Arrests have terrible consequences for students. A first-time arrest doubles the odds that a student will drop out of high school, and a first-time court appearance quadruples the odds. One study found that only 26 percent of students who were arrested graduated from high school, as opposed to 64 percent of their peers; arrested students were also half as likely to enroll in a four-year college.
 
Young people who drop out of school in turn have lower income and lifetime earnings than their peers. Juvenile arrest also increases students’ chances of future imprisonment: young people with an arrest record are subject to greater surveillance and harsher discipline from police and other adults that significantly increases their chances of arrest.
 
Arrests can have particularly negative consequences for students who are non-citizens. Schools have a legal obligation to educate all students, regardless of immigration status. If a student is arrested by campus police, his or her fingerprints may be submitted to the FBI and then to
Immigration and Customs Enforcement.

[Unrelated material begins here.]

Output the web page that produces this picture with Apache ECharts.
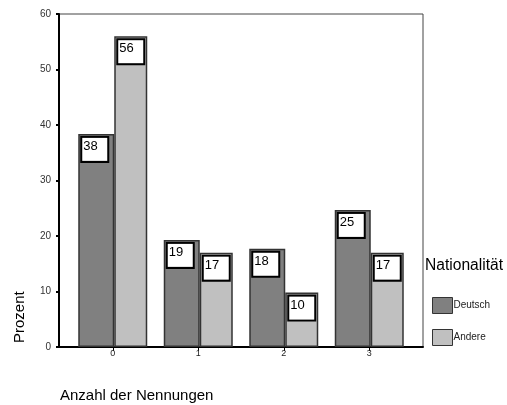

Under executive orders and implementing memoranda promulgated in January 2017, non-citizens who have been accused (but not convicted) of a crime are considered a priority for deportation. Thus, non-citizen students who are arrested by
school police—whether or not they entered the United States with legal status and whether or not they are charged with or convicted of a crime—could face the harsh sanction of deportation or inability to naturalize as U.S. citizens.
 
In addition, there is evidence that all students suffer in highly punitive or policed schools. Students in schools with “zero tolerance” or other harsh discipline policies report feeling less connected, less trusting, and less engaged in their schools. While some police officers do work to build connections between students and police, those efforts are too often driven by an individual officer’s personality.
 
“Students, Not Suspects” concludes that police officers should not be a regular part of the school environment in Washington. Students, teachers, and school staff deserve safe, quality schools, but this cannot be accomplished by reliance on school policing.